Route "around" VPN Client?

Route "around" VPN Client?

Post by ohay » Wed, 22 Oct 2003 01:14:18


Hi,

I have a home network, using a Netgear RT314 router.

On one of the PCs on this network, I occasionally run the Cisco VPN
Client, for example, so that I can access email from the company that
I work for.

But, whenever I have the VPN Client connection running, I cannot get
to the POP or news server that my normal (Cable) ISP uses. The mail
situation is not so bad, because the ISP has a webmail interface, but
I'd really like to be able to get to the news server while the VPN
client is up

I notice that when the VPN client is running, it creates a 2nd
"virtual" interface, and I'm wondering if maybe the problem is that
when the VPN client is running, all my outgoing traffic is being
routed through that interface (to the company), and then the news
server is not allowing the connection because it appears to be not
coming from the cable company's network?

Is there anyway to configure things so that I can access the news
server while the VPN client is up? Maybe by doing something with the
routing table on my PC?

I am running Win2K Pro.

Thanks in advance!!
 
 
 

Route "around" VPN Client?

Post by Lonewol » Wed, 22 Oct 2003 04:02:18

I think you've correctly figured out what's going on. In order to do what
you wish with the news server a function called split tunneling needs to be
enabled for your connection. That is done on the companies side of the
connection. It may be viewed as a security issue by your company however.

 
 
 

Route "around" VPN Client?

Post by Ohay » Wed, 22 Oct 2003 06:17:50

Lonewolf,

Thanks for your response.

I doubt if I'll be able to get the company to allow this. That's why I
was hoping to find some kind of solution where I could add the routing
on my client PC end.

The 'route' command still shows both the virtual/VPN "interface" and the
physical NIC interface. It seems like I should be able to add a
specific route JUST to the news server's IP address for the NIC
interface, which I'm thinking might cause traffic that is destined for
that one IP address to go out on the interface.

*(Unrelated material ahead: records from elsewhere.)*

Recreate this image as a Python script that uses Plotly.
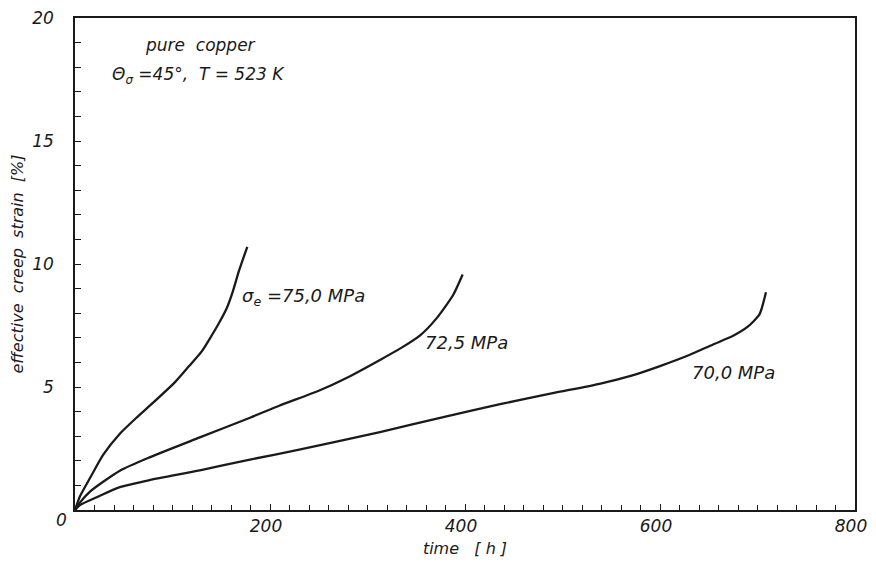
import plotly.graph_objects as go

# Data
t_750 = [0, 5, 15.4, 29, 46, 63, 77, 102.6, 117, 130, 138, 147, 155.6, 162, 168, 176.7]
e_750 = [0, 0.55, 1.3, 2.25, 3.1, 3.75, 4.25, 5.2, 5.85, 6.45, 6.95, 7.55, 8.2, 8.9, 9.7, 10.7]

t_725 = [0, 5, 15.4, 46, 77, 128, 179.5, 210, 250, 280, 312.8, 335, 354, 371, 388, 397.6]
e_725 = [0, 0.3, 0.75, 1.6, 2.15, 2.95, 3.75, 4.25, 4.85, 5.4, 6.1, 6.6, 7.1, 7.8, 8.75, 9.57]

t_700 = [0, 5, 22.3, 46, 77, 128, 179.5, 230, 312.8, 380, 436, 490, 538, 570, 600, 630, 654, 675, 690, 702, 708.7]
e_700 = [0, 0.2, 0.52, 0.93, 1.22, 1.61, 2.05, 2.45, 3.17, 3.8, 4.3, 4.75, 5.13, 5.45, 5.85, 6.3, 6.72, 7.08, 7.45, 7.95, 8.85]

x_ticks = [200, 400, 600, 800]
y_ticks = [5, 10, 15, 20]

FONT = "DejaVu Sans"
INK = "#1a1a1a"

fig = go.Figure()
for t, e in [(t_750, e_750), (t_725, e_725), (t_700, e_700)]:
    fig.add_trace(go.Scatter(x=t, y=e, mode="lines",
                             line=dict(color=INK, width=2.3, shape="spline", smoothing=0.6),
                             showlegend=False, hoverinfo="skip"))

def ann(x, y, text, xanchor="left", xref="x", yref="y", size=18):
    fig.add_annotation(x=x, y=y, xref=xref, yref=yref, text=text, showarrow=False,
                       xanchor=xanchor, yanchor="middle",
                       font=dict(family=FONT, size=size, color=INK, style="italic"))

ann(129, 18.9, "pure  copper", xanchor="center", size=17)
ann(36, 17.66, "Θ<sub>σ</sub> =45°,  T = 523 K", size=17)
ann(169, 8.64, "σ<sub>e</sub> =75,0 MPa")
ann(357, 6.81, "72,5 MPa")
ann(631, 5.59, "70,0 MPa")
ann(-0.017, -0.021, "0", xanchor="center", xref="paper", yref="paper", size=17)

axis_common = dict(showline=True, linecolor=INK, linewidth=1.6, mirror=True,
                   showgrid=False, zeroline=False, ticks="inside", tickcolor=INK,
                   automargin=False, ticklabeloverflow="allow",
                   tickfont=dict(family=FONT, size=17, color=INK, style="italic"))

fig.update_xaxes(range=[0, 800], tickvals=x_ticks, ticklen=6, ticklabelshift=-4,
                 minor=dict(dtick=20, ticks="inside", ticklen=5, tickcolor=INK),
                 title=dict(text="time   [ h ]", standoff=8,
                            font=dict(family=FONT, size=16, color=INK, style="italic")),
                 **axis_common)
fig.update_yaxes(range=[0, 20], tickvals=y_ticks, ticklen=6, ticklabelstandoff=16,
                 minor=dict(dtick=1, ticks="inside", ticklen=6, tickcolor=INK),
                 title=dict(text="effective  creep  strain  [%]", standoff=6,
                            font=dict(family=FONT, size=16, color=INK, style="italic")),
                 **axis_common)

# the page body adds an 8px offset; size the figure so the plot area lands where the reference has it
fig.update_layout(width=868, height=550, margin=dict(l=67, r=21, t=10, b=48),
                  plot_bgcolor="white", paper_bgcolor="white")

fig.write_html("out.html")
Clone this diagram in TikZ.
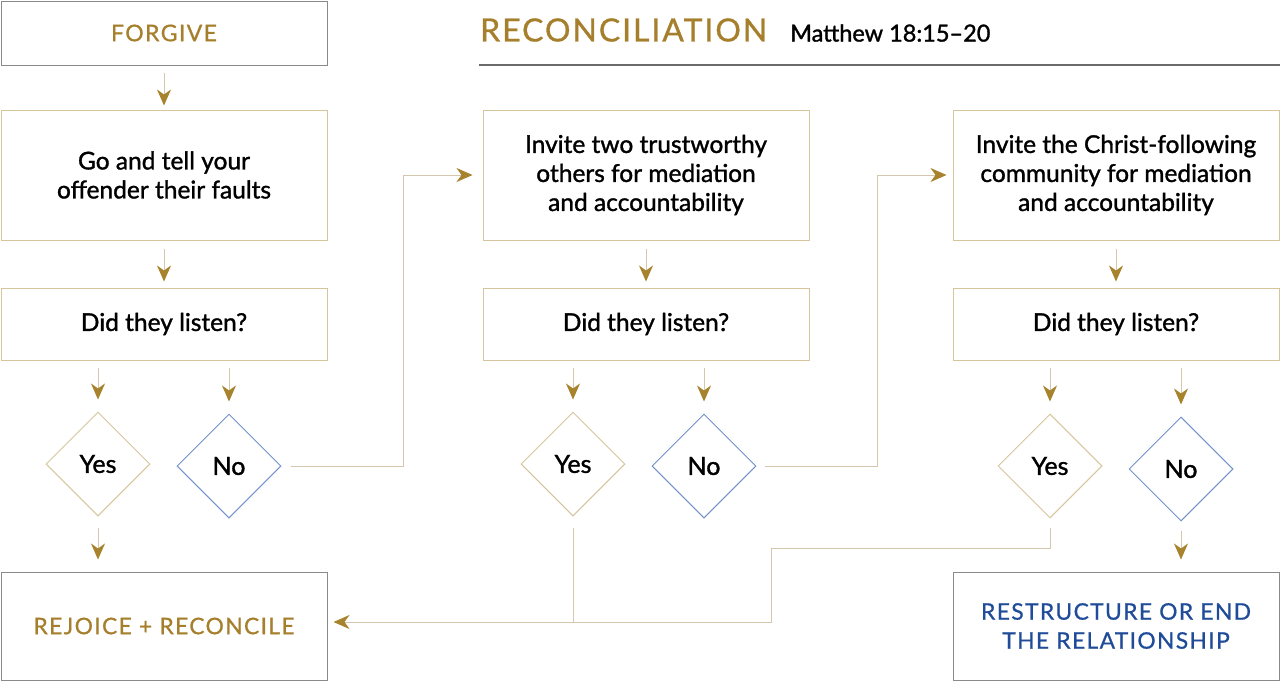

It seems like this is, in principle, similar to having two physical NICs
on one computer.

I just can't figure how to do this...
 
 
 

Route "around" VPN Client?

Post by Achille » Wed, 22 Oct 2003 09:39:41


Sure, you can add a route to the ISP's network. But in all likelihood,
your VPN client software will detect that you are tempering with the
routing table and will immediately drop your VPN connection for security
reason. I have tried this with Nortel Contivity and have every reason
to believe the cisco VPN client works the same way.